Simon Tedeschi has a strong connection to Gershwin. As a boy of 12 he performed Rhapsody in Blue, and later played alongside Larry Adler who admired him greatly. If you’re wondering who ‘played’ the hands of David Helfgott in the film Shine, it was Tedeschi. He’s thrown wide the Gershwin Gates in this programme, admitting a pluralist crew of jazzers, and Grainger, in a net-spreading operation that adds a degree of personalisation to his choice of material.
 
Let’s start with the earliest performance - that of Rhapsody in Blue, given live back in 2007. This is a generally assured reading and I didn’t feel it ponderous or sentimentality but it is strangely metrical and lacking in fizz at too many points. Taking the introspective lyric view is perfectly acceptable but surely not at the expense of zip, though the audience did not agree, or heard things differently, and rewarded the players, Tedeschi, and Benjamin Northey conducting the Queensland Symphony, with many a whoop.
 
The rest of the recital is quixotic. It opens with the Gershwin-Will Donaldson rag, Rialto Ripples, played with mucho gusto. The Preludes are here, as they surely must be, making a strong contrast with the more kinetic Jack Gibbons performances in his complete works edition (CDRSB401), though as readers may well know Gibbons divides opinion because of his speeds. Tedeschi plays Keith Jarrett’s arrangement of Someone to Watch Over Me in which Jarrett is in a slowly unfurling romantic reverie. The two Grainger arrangements are lucidly performed and the stripped-back versions of ’S Wonderful, Oh, Lady Be Good! and Strike Up the Band make their mark, albeit concisely.
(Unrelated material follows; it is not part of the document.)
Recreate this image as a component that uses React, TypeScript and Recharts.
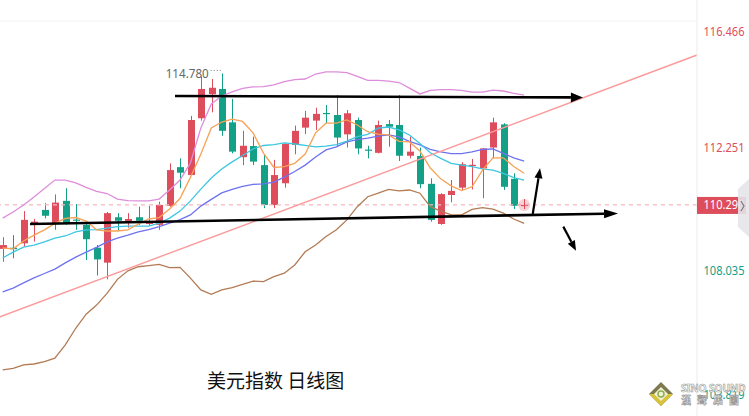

Dave Grusin’s version of Nice Work If You Can Get It has a lazy, insidious charm about it, and the brace of Tedeschi arrangements - Summertime and I Loves You, Porgy – are both relaxed and reflective affairs, the latter sporting some piquant harmonies.
 
Recommendation is difficult. The solo items are heard largely in unexpected arrangements and then there’s the Rhapsody to complicate things. There’s no doubting Tedeschi’s love for Gershwin’s music, but given his interest in Jazz and Jazz pianists, it makes things difficult. Better to take the album at face value and see it as Tedeschi’s Gershwin – go for the interpreter and the interpreter’s conception, or stick with more obvious alternatives.